Billy Wilder’s Sunset Boulevard is an excellent satire on the declining standing of the old studio system in the 1950s. The character of Norma Desmond represents the aging shell of the silent film era while Betty represents the lively spirit of the new film era to come. Joe Gillis is used by Wilder as a character to be sympathized by the audience. Gillis is at a crossroads, much like the film’s viewers at the time of production. There is a clear dichotomy present in this movie: the relics of the silent era competing with the energetic newness of sound in films.
Wilder uses many elements in creating this cutting satire of Hollywood. Humor is the main element that grabs the audience’s attention. This humor mainly is at the expense of the vanity of Hollywood, especially in Norma Desmond’s behavior. She owns a lavish estate, spends money manically, and takes in Joe Gillis in order to save what we can only assume was a great amount of celebrity. As a viewer, I could only laugh at Norma’s behavior because it is so outlandish that is more humorous than sad. Joe Gillis, as an embodiment of the audience, casually throws in barbs about Norma’s spending behaviors, her delusional behavior, and her eccentric lifestyle.
Other emotional elements beside humor do come in to play in Sunset Boulevard. Norma Desmond, as I have mentioned before, is used as an emotional foil to varying degrees throughout the film. Wilder almost seems to be wistful about the era of silent film. He shows Norma as a character that should be both slightly amusing and, more importantly, looked to as a vivid memory of the origins of film.
Norma is portrayed as eccentric but the reasons for this seem to be immediately related to the new film industry. Norma, like Wilder and others, looked to the silent era as the purified version of film as art. Sunset Boulevard is essentially a commemoration to the silent era and a cautious acceptance of sound in film.

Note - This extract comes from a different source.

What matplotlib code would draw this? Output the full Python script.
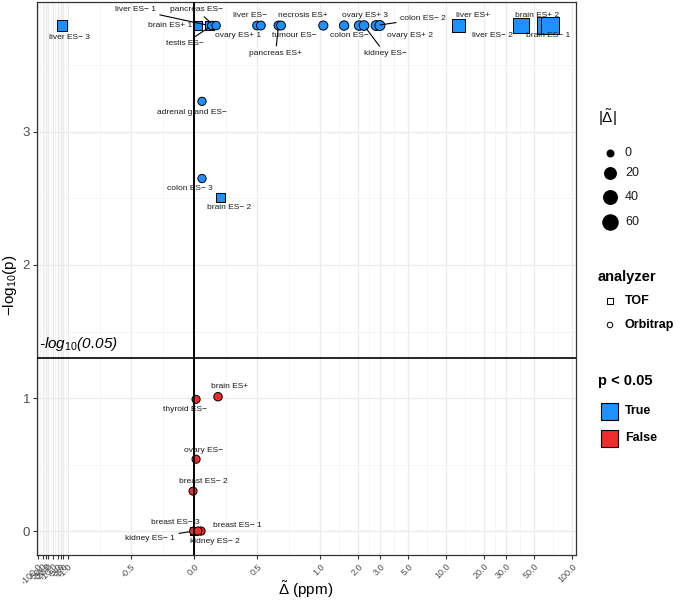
import numpy as np
import matplotlib
matplotlib.use("Agg")
import matplotlib.pyplot as plt

plt.rcParams['font.family'] = ['Liberation Sans', 'DejaVu Sans']
plt.rcParams['mathtext.fontset'] = 'custom'
plt.rcParams['mathtext.rm'] = 'Liberation Sans'
plt.rcParams['mathtext.it'] = 'Liberation Sans:italic'
plt.rcParams['mathtext.bf'] = 'Liberation Sans:bold'

# data
labels = ['liver ES\u2212 3', 'brain ES+ 1', 'liver ES\u2212 1', 'pancreas ES\u2212', 'testis ES\u2212',
          'ovary ES+ 1', 'liver ES\u2212', '', 'pancreas ES+', 'tumour ES\u2212', 'necrosis ES+',
          'colon ES\u2212', 'ovary ES+ 3', 'kidney ES\u2212', 'colon ES\u2212 2', 'ovary ES+ 2',
          'liver ES+', 'liver ES\u2212 2', 'brain ES\u2212 1', 'brain ES+ 2',
          'adrenal gland ES\u2212', 'colon ES\u2212 3', 'brain ES\u2212 2',
          'brain ES+', 'thyroid ES\u2212', 'ovary ES\u2212', 'breast ES\u2212 2', 'breast ES\u2212 3',
          'breast ES\u2212 1', 'kidney ES\u2212 1', 'kidney ES\u2212 2']
delta = [-2.5, 0.03, 0.12, 0.155, 0.14,
         0.175, 0.50, 0.53, 0.67, 0.69, 1.06,
         1.55, 2.04, 2.23, 2.78, 2.98,
         12.5, 39.4, 62.0, 67.0,
         0.063, 0.063, 0.21,
         0.19, 0.016, 0.016, -0.008, -0.004,
         0.055, -0.002, 0.03]
neg_log_p = [3.80] * 20 + [3.23, 2.65, 2.51,
                           1.01, 0.99, 0.54, 0.30, 0.0,
                           0.0, 0.0, 0.0]
analyzer = ['TOF', 'TOF', 'TOF', 'Orbitrap', 'Orbitrap',
            'Orbitrap', 'Orbitrap', 'Orbitrap', 'Orbitrap', 'Orbitrap', 'Orbitrap',
            'Orbitrap', 'Orbitrap', 'Orbitrap', 'Orbitrap', 'Orbitrap',
            'TOF', 'TOF', 'TOF', 'TOF',
            'Orbitrap', 'Orbitrap', 'TOF',
            'Orbitrap', 'Orbitrap', 'Orbitrap', 'Orbitrap', 'Orbitrap',
            'Orbitrap', 'TOF', 'Orbitrap']

# label layout (offsets in pixels, like ggrepel did it)
label_dx = [7, -28, -74, -17, -27, 22, -7, 0, -3, 13, -20, 5, 6, 21, 47, 30,
            15, -29, 2, -13, -10, -12, 9, 12, -11, 7, 10, -18, 36, -44, 17]
label_dy = [-12, 0, 16, 16, -18, -10, 10, 0, -28, -10, 10, -10, 10, -28, 7, -10,
            10, -10, -10, 10, -11, -10, -10, 10, -10, 9, 10, 9, 6, -7, -10]
label_line = [False, False, True, True, True, False, False, False, True, False, False,
              False, False, True, True, False, False, False, False, False,
              False, False, False, False, False, False, False, False, False, True, False]

x_ticks = [-100, -50, -30, -20, -10, -5, -3, -2, -1, -0.5, 0, 0.5, 1, 2, 3, 5, 10, 20, 30, 50, 100]
size_breaks = [0, 20, 40, 60]

threshold = -np.log10(0.05)
blue = '#1E90FF'
red = '#EE2C2C'
K_NEG = 15 / 126


def fwd(x):
    x = np.asarray(x, dtype=float)
    a = np.abs(x)
    l = np.log10(np.maximum(a, 1.0))
    return np.where(a <= 1, x, np.where(x > 0, 1 + l, -1 - K_NEG * l))


def inv(u):
    u = np.clip(np.asarray(u, dtype=float), -1.6, 6)
    pos = 10 ** (np.clip(u, 1, None) - 1)
    neg = -10 ** ((-1 - np.clip(u, None, -1)) / K_NEG)
    return np.where(u > 1, pos, np.where(u < -1, neg, u))


def marker_area(d, scale=1.0):
    diam_px = 8.0 + 9.0 * np.sqrt(np.abs(np.asarray(d, dtype=float)) / 67.0)
    return (diam_px * scale * 0.72) ** 2


W, H = 685, 603
fig = plt.figure(figsize=(W / 100, H / 100), dpi=100)
ax = fig.add_axes([37 / W, 1 - 555 / H, (576 - 37) / W, (555 - 2) / H])
ax.set_xscale('function', functions=(fwd, inv))

delta = np.array(delta)
neg_log_p = np.array(neg_log_p)
analyzer = np.array(analyzer)
sig = neg_log_p > threshold

for an, mk, sc in [('TOF', 's', 1.05), ('Orbitrap', 'o', 1.0)]:
    m = analyzer == an
    ax.scatter(delta[m], neg_log_p[m], s=marker_area(delta[m], sc), marker=mk,
               c=np.where(sig[m], blue, red), edgecolors='black', linewidths=0.7, zorder=3)

for i, lab in enumerate(labels):
    if not lab:
        continue
    arrow = dict(arrowstyle='-', color='black', lw=0.8, shrinkA=1, shrinkB=3) if label_line[i] else None
    ax.annotate(lab, (delta[i], neg_log_p[i]), xytext=(label_dx[i], label_dy[i]),
                textcoords='offset pixels', ha='center', va='center', fontsize=6,
                color='#1a1a1a', arrowprops=arrow, zorder=4)

ax.axvline(0, color='black', lw=1.4, zorder=5)
ax.axhline(threshold, color='black', lw=1.2, zorder=5)
ax.text(0.003, threshold + 0.04, r'-log$_{\mathit{10}}$(0.05)', transform=ax.get_yaxis_transform(),
        fontsize=11, fontstyle='italic', ha='left', va='bottom', zorder=5)

ax.set_xticks(x_ticks)
ax.set_xticklabels([f'{v:.1f}' for v in x_ticks], rotation=45, ha='right', va='top',
                   rotation_mode='anchor', fontsize=6.5, color='#4d4d4d')
u = fwd(x_ticks)
ax.set_xticks(inv((u[:-1] + u[1:]) / 2), minor=True)
ax.set_yticks([0, 1, 2, 3])
ax.set_yticklabels(['0', '1', '2', '3'], fontsize=9.5, color='#4d4d4d')
ax.set_yticks([0.5, 1.5, 2.5, 3.5], minor=True)
ax.set_xlim(float(inv(-1.246)), float(inv(3.03)))
ax.set_ylim(-0.18, 3.977)
ax.tick_params(which='major', length=3, color='#333333', width=0.8, pad=2)
ax.tick_params(which='minor', length=0)
ax.grid(which='major', color='#EBEBEB', lw=0.9)
ax.grid(which='minor', color='#F2F2F2', lw=0.5)
ax.set_axisbelow(True)
for sp in ax.spines.values():
    sp.set_color('#333333')
    sp.set_linewidth(0.9)

fig.text(306 / W, 1 - 590 / H, r'$\tilde{\Delta}$ (ppm)', ha='center', va='center', fontsize=11)
fig.text(10 / W, 1 - 285 / H, r'$\mathrm{-log}_{10}\mathrm{(p)}$', ha='center', va='center',
         rotation=90, fontsize=11)

# legends, drawn in pixel coordinates
lax = fig.add_axes([0, 0, 1, 1], facecolor='none')
lax.set_xlim(0, W)
lax.set_ylim(H, 0)
lax.axis('off')

lax.text(598, 118, r'$|\tilde{\Delta}|$', fontsize=11, va='center', ha='left')
for v, y in zip(size_breaks, [153, 173, 197, 222]):
    lax.scatter([610], [y], s=marker_area(v), c='black', linewidths=0)
    lax.text(625, y, str(v), fontsize=9, va='center', ha='left', color='#1a1a1a')

lax.text(598, 277, 'analyzer', fontsize=10.5, fontweight='bold', va='center', ha='left')
lax.scatter([610], [301], s=(5.5 * 0.72) ** 2, marker='s', facecolors='none', edgecolors='black', linewidths=0.7)
lax.scatter([610], [325], s=(5.5 * 0.72) ** 2, marker='o', facecolors='none', edgecolors='black', linewidths=0.7)
lax.text(625, 301, 'TOF', fontsize=9, fontweight='bold', va='center', ha='left')
lax.text(625, 325, 'Orbitrap', fontsize=9, fontweight='bold', va='center', ha='left')

lax.text(598, 381, 'p < 0.05', fontsize=10.5, fontweight='bold', va='center', ha='left')
lax.scatter([609], [411], s=(17 * 0.72) ** 2, marker='s', c=blue, edgecolors='black', linewidths=0.8)
lax.scatter([609], [438], s=(17 * 0.72) ** 2, marker='s', c=red, edgecolors='black', linewidths=0.8)
lax.text(625, 411, 'True', fontsize=9, fontweight='bold', va='center', ha='left')
lax.text(625, 438, 'False', fontsize=9, fontweight='bold', va='center', ha='left')

fig.savefig('out.png', dpi=100)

My favorite scene in this film is the final scene with Norma being arrested by the police for killing Joe Gillis. What I liked most about it was that Wilder really showed his true colors through this scene. Norma’s servant (and former director), Max, convinces Norma to come downstairs because she is going to get her chance at a comeback.
This is obviously a ruse to get her into the custody of the police, but her lust for fame blinds her ability to reason. Wilder reaches a crescendo in his satire, singling out Norma as she walks down the stairs and meets her “adoring” audience. Max, once a great film producer, uses his old skills in order to deliver a star of the old school into the hands of reality. Billy Wilder’s Sunset Boulevard is a good work of satire that looks critically at the studio system and seeks to show the conflicts at work within the film industry.